Privacy Enhancing Technologies are rapidly evolving with tremendous advancements made in the last 5 years. However, PET is not a magic bullet and there are a few challenges that still need to be overcome. The biggest one is that PETs are unique in their own ways and each offer different capabilities with different privacy vs utility tradeoffs. Organizations need to deeply understand their use cases and evaluate which PET would work best for their organization. In addition, some solutions may require significant IT resources or technical expertise for installation — meaning that not all organizations will have the capabilities to make use of this type of technology. PETs can also be costly for organizations or individuals to implement.

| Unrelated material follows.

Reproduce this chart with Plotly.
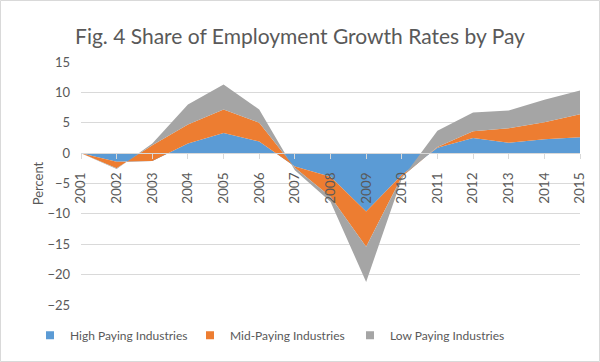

Finally, these solutions require regular maintenance such as model drift corrections or re-training models with up-to-date data and as a result it can be difficult for organizations or individuals to keep up with the necessary updates to ensure effective security measures are still in place.
Passionate members of academia, research and startups are pushing through to overcome the challenges and make PETs a part of every organization’s SaaS toolkit. I highly encourage anybody interested to dive in and stay up to date by attending conferences, reading research papers, and joining the open-source community to get the latest updates.